Leader! Do your team members have a vision?
April 13, 2022, Dina-Marie Weineck
As a founder, keeping your team members happy and thriving is crucial to realizing your company’s vision…here’s why and how you do it.
One of your biggest responsibilities as a founder or leader is to help your team members see a place for themselves within the vision they help you realize. In other words, the vision every single one of your team members has for themselves is just as crucial to the success of the company as is the vision you have for the very company itself.
Early on in my work with clients, I help them develop a vision of their Future Self. We give them names, like Beach Tony, Dr. Caitlin, or Resort Anna. And then we put the Beach Tonys of the world to work:
With that vision at the forefront, every day, they’re becoming their future Self, and ultimately, take emboldened action in the present.
Living from that future place opens up a lot of potential. For you as the individual. For your company. For your team. And for the members of that very team.
As a founder, you’ll have your own reasons for going into business. Your business is, in some ways, the vehicle that helps your call forth your Future Self. Similarly, you'll also want to clearly define your envisioned future for the company. Ultimately, you want to help your team members define their own future vision and, collaboratively, create a vision wherein the company's future can support the individual team member's future, and vice versa.
For your company, your vision must be explicitly stated, concrete, and inspire action. While you lead the chart on creating that vision, you want your team’s (and board’s) buy-in all the way. Typically, you’ll want to get clear on where you see your company in 3-5 years from now in four main aspects:
1) products and services,
2) marketing and audience,
3) impact and community,
4) and, you knew it, your team.
Your vision lives or dies with your team.
Not only with how much buy-in you have from them. Not only with how eagerly they help realize that vision. But, and possibly most crucially, with how much they see themselves within that vision.

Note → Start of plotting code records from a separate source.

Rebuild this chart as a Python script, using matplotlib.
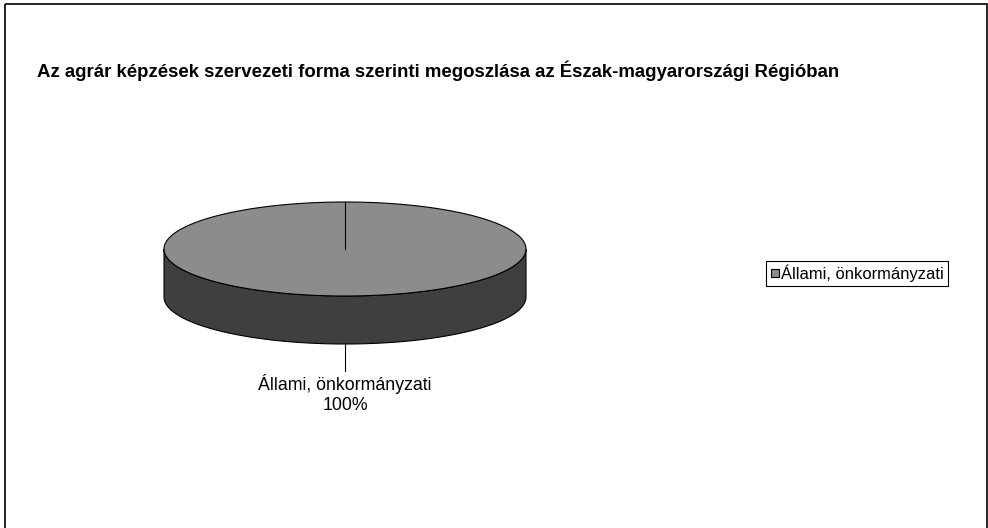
import numpy as np
import matplotlib
matplotlib.use("Agg")
import matplotlib.pyplot as plt
from matplotlib.patches import Polygon, Rectangle

plt.rcParams['font.family'] = ['Liberation Sans', 'DejaVu Sans']

title = "Az agrár képzések szervezeti forma szerinti megoszlása az Észak-magyarországi Régióban"
categories = ['Állami, önkormányzati']
values = [100]

top_col = '#8c8c8c'
side_col = '#3f3f3f'

fig = plt.figure(figsize=(9.88, 5.28), dpi=100)
ax = fig.add_axes([0, 0, 1, 1])
ax.set_xlim(0, 988)
ax.set_ylim(528, 0)
ax.axis('off')

# outer frame
ax.add_patch(Rectangle((5, 4), 982, 540, fill=False, edgecolor='black', lw=1.2))

ax.text(37, 71, title, fontsize=13.4, fontweight='bold', va='center', ha='left')

# pie geometry (pixels)
cx, cy, rx, ry, depth = 345, 249, 181, 47, 48
total = sum(values)
start = 90.0

# side of the pie (front half)
t = np.linspace(np.pi, 2 * np.pi, 200)
xs = cx + rx * np.cos(t)
ys = cy - ry * np.sin(t)
side = np.concatenate([np.column_stack([xs, ys]), np.column_stack([xs[::-1], ys[::-1] + depth])])
ax.add_patch(Polygon(side, closed=True, facecolor=side_col, edgecolor='black', lw=0.8))

ang = start
for cat, v in zip(categories, values):
    span = 360.0 * v / total
    a = np.radians(np.linspace(ang, ang - span, 300))
    pts = np.column_stack([cx + rx * np.cos(a), cy - ry * np.sin(a)])
    if span < 360:
        pts = np.vstack([[cx, cy], pts])
    ax.add_patch(Polygon(pts, closed=True, facecolor=top_col, edgecolor='black', lw=0.8))
    # slice boundary
    ax.plot([cx, cx + rx * np.cos(np.radians(ang))], [cy, cy - ry * np.sin(np.radians(ang))],
            color='black', lw=0.8)
    # label with leader line
    mid = np.radians(ang - span / 2)
    lx = cx + rx * np.cos(mid)
    ly = cy - ry * np.sin(mid) + depth
    ax.plot([lx, lx], [ly, ly + 27], color='black', lw=0.8)
    ax.text(lx, ly + 40, cat, fontsize=12.8, ha='center', va='center')
    ax.text(lx, ly + 62, f"{v / total * 100:.0f}%", fontsize=12.8, ha='center', va='center')
    ang -= span

# legend
ax.add_patch(Rectangle((766, 261), 182, 25, fill=False, edgecolor='black', lw=0.8))
for i, cat in enumerate(categories):
    ax.add_patch(Rectangle((771, 269 + i * 20), 8, 8, facecolor=top_col, edgecolor='black', lw=0.8))
    ax.text(781, 273.5 + i * 20, cat, fontsize=11.9, ha='left', va='center')

fig.savefig('out.png', dpi=100)
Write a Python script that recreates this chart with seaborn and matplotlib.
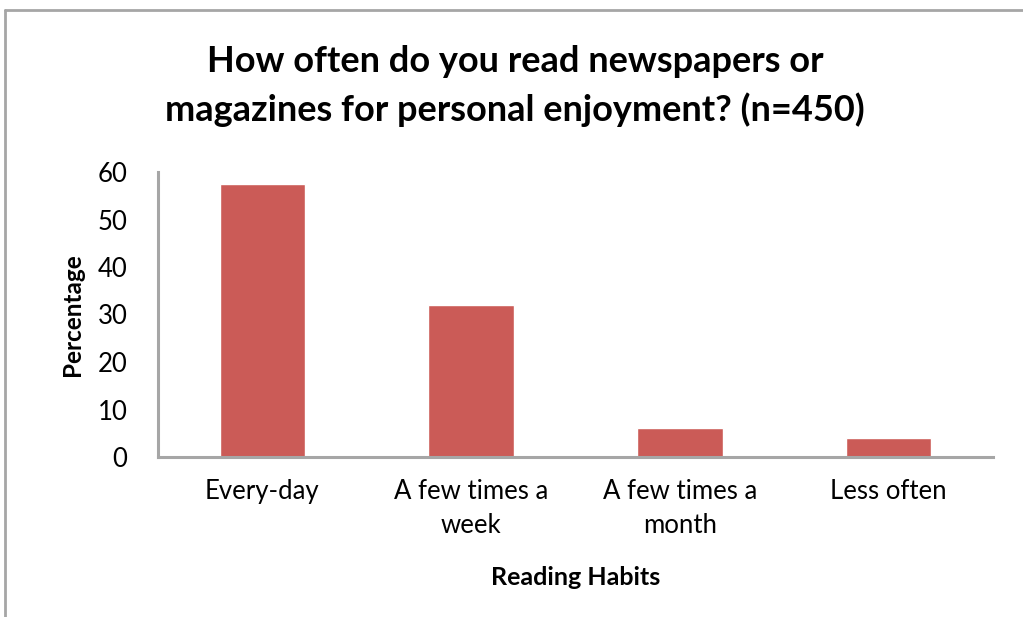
import matplotlib.pyplot as plt
import matplotlib.lines as mlines
import pandas as pd
import seaborn as sns

# ── data ─────────────────────────────────────────────────────────────
habits = ["Every-day", "A few times a\nweek", "A few times a\nmonth", "Less often"]
percent = [57.5, 32.0, 6.2, 4.0]
y_ticks = [0, 10, 20, 30, 40, 50, 60]

df = pd.DataFrame({"habit": habits, "pct": percent})

sns.set_theme(style="white")
plt.rcParams["font.family"] = ["Lato", "DejaVu Sans"]
plt.rcParams["text.color"] = "black"
plt.rcParams["axes.labelcolor"] = "black"

W, H = 1023, 617
fig = plt.figure(figsize=(W / 100, H / 100), dpi=100)
ax = fig.add_axes([158 / W, 1 - 457 / H, (993 - 158) / W, (457 - 172) / H])

sns.barplot(data=df, x="habit", y="pct", color="#CB5B57", saturation=1,
            width=0.41, ax=ax)

ax.set_xlim(-0.5, 3.5)
ax.set_ylim(0, 60)
ax.set_yticks(y_ticks)
ax.tick_params(axis="both", length=0, labelsize=18.5, colors="black")
ax.tick_params(axis="x", pad=16)
ax.tick_params(axis="y", pad=22)
for lbl in ax.get_xticklabels():
    lbl.set_linespacing(1.45)

for s in ["top", "right"]:
    ax.spines[s].set_visible(False)
for s in ["left", "bottom"]:
    ax.spines[s].set_color("#A6A6A6")
    ax.spines[s].set_linewidth(2.2)

ax.set_xlabel("Reading Habits", fontsize=18, fontweight="bold", labelpad=20)
ax.set_ylabel("Percentage", fontsize=17.5, fontweight="bold", labelpad=10)

fig.text(515 / W, 1 - 86 / H,
         "How often do you read newspapers or\nmagazines for personal enjoyment? (n=450)",
         ha="center", va="center", fontsize=26, fontweight="bold", linespacing=1.5)

# chart frame (Excel-like border)
fig.add_artist(mlines.Line2D([5 / W, 5 / W], [0, 1 - 10 / H], color="#A6A6A6", lw=2))
fig.add_artist(mlines.Line2D([5 / W, 1], [1 - 10 / H, 1 - 10 / H], color="#A6A6A6", lw=2))

fig.savefig("out.png", dpi=100)
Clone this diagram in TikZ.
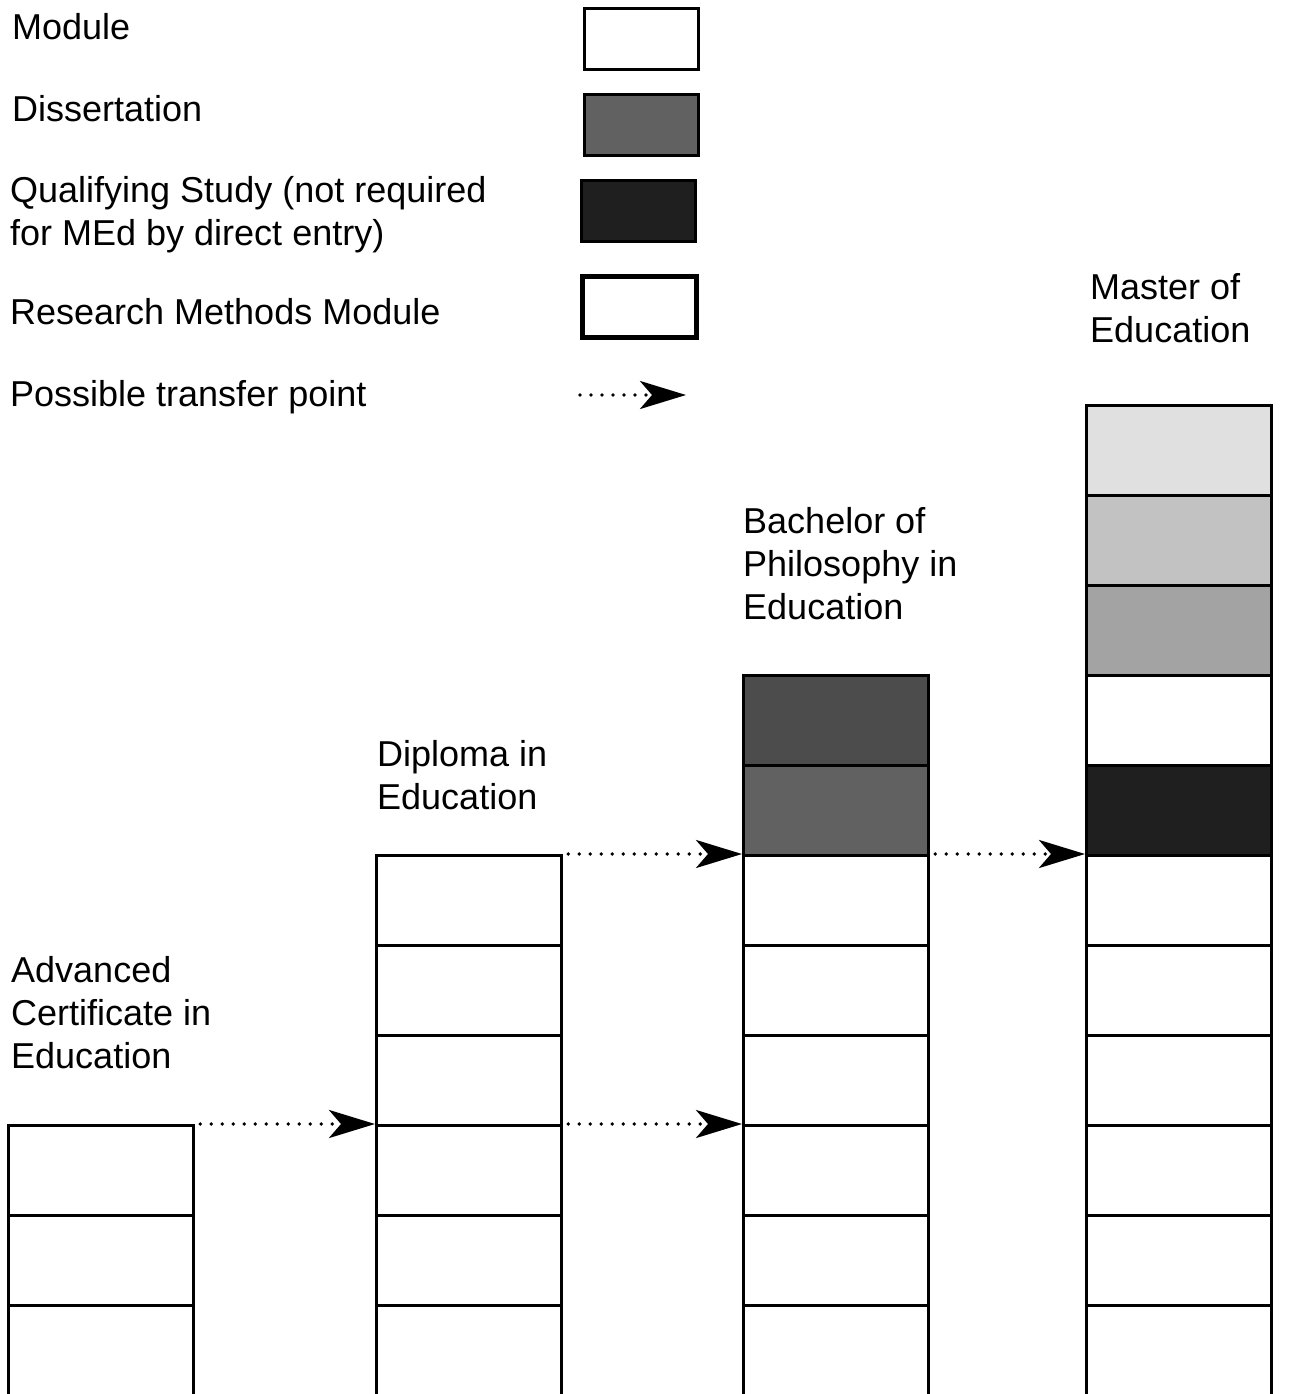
\documentclass[tikz,border=0pt]{standalone}
\usepackage{fontspec}
\setmainfont{Liberation Sans}
\usetikzlibrary{arrows.meta}

\begin{document}
\begin{tikzpicture}[x=1pt, y=-1pt,
    module/.style={draw, rectangle, line width=3.2pt, minimum width=185pt, minimum height=90pt, inner sep=0pt, anchor=north west, fill=white},
    dissertation/.style={module, fill=black!62},
    qualifying/.style={module, fill=black!88},
    research/.style={module, line width=5pt},
    keybox/.style={minimum width=114pt, minimum height=61pt},
    transfer/.style={line width=3.8pt, dash pattern=on 0pt off 11pt, line cap=round, -{Stealth[length=46pt, width=28pt, inset=12pt]}},
    label/.style={anchor=north west, inner sep=0pt, align=left, font=\fontsize{36}{43}\selectfont},
]
\useasboundingbox (0,0) rectangle (1293,1394);

% --- legend ---
\node[label] (lblmodule) at (12,13) {Module};
\node[label] (lbldiss) at (12,95) {Dissertation};
\node[label] (lblqual) at (10,176) {Qualifying Study (not required\\for MEd by direct entry)};
\node[label] (lblresearch) at (10,298) {Research Methods Module};
\node[label] (lbltransfer) at (10,380) {Possible transfer point};

\node[module, keybox] (keymodule) at (583,7) {};
\node[dissertation, keybox] (keydiss) at (583,93) {};
\node[qualifying, keybox] (keyqual) at (580,179) {};
\node[research, keybox] (keyresearch) at (580,274) {};
\coordinate (keyfrom) at (580,395);
\coordinate (keyto) at (686,395);
\draw[transfer] (keyfrom) -- (keyto);

% --- Advanced Certificate in Education ---
\node[label] (lblace) at (11,956) {Advanced\\Certificate in\\Education};
\foreach \i in {1,...,3}
    \node[module] (ace\i) at (7,{1124+(\i-1)*90}) {};

% --- Diploma in Education ---
\node[label] (lbldip) at (377,740) {Diploma in\\Education};
\foreach \i in {1,...,6}
    \node[module] (dip\i) at (375,{854+(\i-1)*90}) {};

% --- Bachelor of Philosophy in Education ---
\node[label] (lblbphil) at (743,507) {Bachelor of\\Philosophy in\\Education};
\node[dissertation, fill=black!70] (bp1) at (742,674) {};
\node[dissertation] (bp2) at (742,764) {};
\foreach \i in {3,...,8}
    \node[module] (bp\i) at (742,{674+(\i-1)*90}) {};

% --- Master of Education ---
\node[label] (lblmed) at (1090,273) {Master of\\Education};
\node[dissertation, fill=black!12] (med1) at (1085,404) {};
\node[dissertation, fill=black!24] (med2) at (1085,494) {};
\node[dissertation, fill=black!36] (med3) at (1085,584) {};
\node[module] (med4) at (1085,674) {};
\node[qualifying] (med5) at (1085,764) {};
\foreach \i in {6,...,11}
    \node[module] (med\i) at (1085,{404+(\i-1)*90}) {};

% --- transfer points ---
\draw[transfer] ([xshift=5pt]ace1.north east) -- (dip4.north west);
\draw[transfer] ([xshift=5pt]dip4.north east) -- (bp6.north west);
\draw[transfer] ([xshift=5pt]dip1.north east) -- (bp3.north west);
\draw[transfer] ([xshift=5pt]bp3.north east) -- (med6.north west);
\end{tikzpicture}
\end{document}
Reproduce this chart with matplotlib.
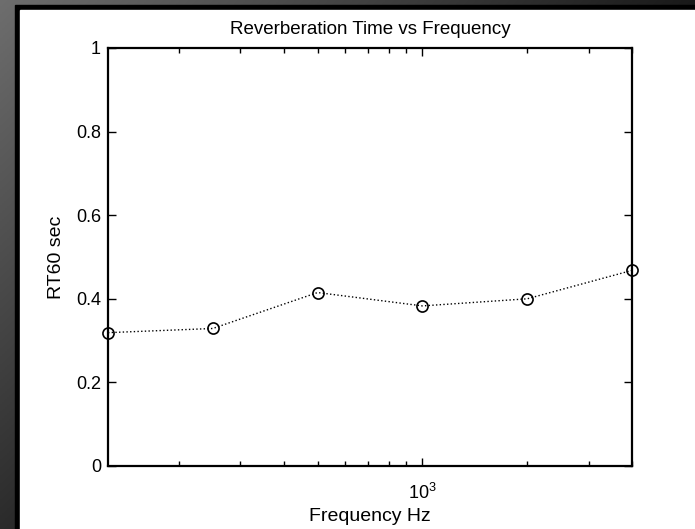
import numpy as np
import matplotlib
matplotlib.use("Agg")
import matplotlib.pyplot as plt
from matplotlib.patches import Rectangle
from matplotlib.ticker import FixedLocator, NullFormatter, FixedFormatter

plt.rcParams['font.family'] = ['Liberation Sans', 'DejaVu Sans']

# Octave-band centre frequencies and measured reverberation times
frequencies = [125, 250, 500, 1000, 2000, 4000]
rt60 = [0.319, 0.329, 0.415, 0.383, 0.400, 0.468]

y_ticks = [0, 0.2, 0.4, 0.6, 0.8, 1]
y_tick_labels = ['0', '0.2', '0.4', '0.6', '0.8', '1']

W, H = 695, 529
fig = plt.figure(figsize=(W / 100, H / 100), dpi=100)

# Slide background: dark grey gradient, black frame, white canvas
bg = fig.add_axes([0, 0, 1, 1], zorder=-10)
xx, yy = np.meshgrid(np.linspace(0, 1, 300), np.linspace(0, 1, 300))
shade = 0.43 - 0.26 * yy - 0.33 * xx
bg.imshow(np.dstack([shade] * 3).clip(0, 1), extent=[0, 1, 0, 1],
          origin='upper', aspect='auto')
bg.add_patch(Rectangle((15 / W, 0), 1, 1 - 5 / H, color='black'))
bg.add_patch(Rectangle((20 / W, 0), 1, 1 - 10 / H, color='white'))
bg.set_xlim(0, 1)
bg.set_ylim(0, 1)
bg.axis('off')

ax = fig.add_axes([108 / W, 1 - 466 / H, 524 / W, 418 / H])
ax.plot(frequencies, rt60, linestyle=':', color='black', linewidth=1.0,
        marker='o', markersize=8, markerfacecolor='none',
        markeredgecolor='black', markeredgewidth=1.2, clip_on=False)

ax.set_xscale('log')
ax.set_xlim(frequencies[0], frequencies[-1])
ax.set_ylim(0, 1)

ax.xaxis.set_major_locator(FixedLocator([1000]))
ax.xaxis.set_major_formatter(FixedFormatter(['$\\mathregular{10^{3}}$']))
minor = [200, 300, 400, 500, 600, 700, 800, 900, 2000, 3000, 4000]
ax.xaxis.set_minor_locator(FixedLocator(minor))
ax.xaxis.set_minor_formatter(NullFormatter())
ax.set_yticks(y_ticks)
ax.set_yticklabels(y_tick_labels)

for s in ax.spines.values():
    s.set_linewidth(1.6)
ax.tick_params(which='both', direction='in', top=True, right=True,
               labelsize=13, width=1.0, colors='black')
ax.tick_params(which='major', length=6)
ax.tick_params(axis='y', which='major', pad=5)
ax.tick_params(axis='x', which='major', pad=12)
ax.tick_params(which='minor', length=3.5)

ax.set_title('Reverberation Time vs Frequency', fontsize=13.5, pad=10)
ax.set_xlabel('Frequency Hz', fontsize=14, labelpad=4)
ax.set_ylabel('RT60 sec', fontsize=14, labelpad=8)

fig.savefig('out.png', dpi=100)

The latter requires you, as the leader, to help your team members find the source of intrinsic motivation: What are they in for? What are their stakes? What will keep them happy? What are they doing it all for? And it better not be you. You want to know what makes them tick.
In other words; how does your vision align with their own personal vision? And do they see themselves (their Future Self) align with your vision for the company?
The vision you put forth for your team and company might extrinsically motivate your team to help build that vision. They might have fully bought into the vision and believe in your mission and the future you’re building. However, extrinsic motivation isn’t going to get the company over the finish line.
Intrinsic motivation will: the powerful activation of an inner source of motivation that is unique and special to every individual.
It’s when you do it for yourself. At the end of the day, and as I’ve written about at length here and here, you can only do well if you are well…you’ve got to do it for yourself.
As the founder, it’s your job to help your team “do it for themselves”, too.
See, turning over a position costs the company between 30 and 40% of that position’s annual salary. Why? You have to train the new person, you lose institutional knowledge, it takes time to get the new person up to speed and have business partners get used to the new person, etc. Decreasing turnover, thus, is a worthwhile investment. So let’s get to it.
Founder: you’ve got to have a conversation with your team members…
Great, so you have the big vision for the company. You’ve laid it out to your team, have gotten your team’s input, and collaboratively, you’ve architected a future for your company that’s inspiring.
Everybody knows where the company is headed.
Everybody might even know what their job is to get the company there.
But does every individual know how they fit in with the future of that company? That there is a place for them? And how that place looks like?
You want to help them see their potential for themselves and create space within your company for them to soar.
Especially in startups, the very first team members you hire are typically generalists, doing everything and anything it takes to get the company off the ground. As they begin to hire specialists to take over part of their initial jobs, these members’ job description changes, naturally. Now, you wouldn’t want them to feel redundant.
So, as you grow the company, you must not be short-sighted. Have a conversation with your team members, one on one, about where you see their job evolve to within the next five years. Positively affirm them and share with them the potential you see in them. Not just for the company, but the potential they have as a human in the world. Share with them how crucial they’ve been for the company’s growth thus far. Discuss, together, what aspects of the job only they can execute and which aspects they rather pass off in favor of doing more of that zone-of-genius-stuff. How are they important to the organization? What’s the job only they can execute?
Then look at the company’s vision - How are they an asset to the organization in 5 years from now? Share your thoughts with them but also – and this is crucial – open the floor for them to share what they see themselves doing and help them align their vision with that of the company. What resources might they need to help them get to that point – professional development resources, courses, coaching support, etc.? What aspects of their job do they love the most?
Be empathetic: How do they see their job getting in the way of their private life and what within their private life do they want to protect the most? What are they threatened by? What fears do they have? By what aspects of the vision or positions do they feel threatened? What can you do to support them?
Establishing that open dialogue with your team is pertinent to your bottom line, to advancing your products and services, to building a great reputation, and to giving your team the agency to create happy customers all around the world.
If you want to create loyal customers, you've got to create a loyal team first.
And, Dear Leader – this is not a time consuming task. It’s a money, resource, time, and hassle saving necessity.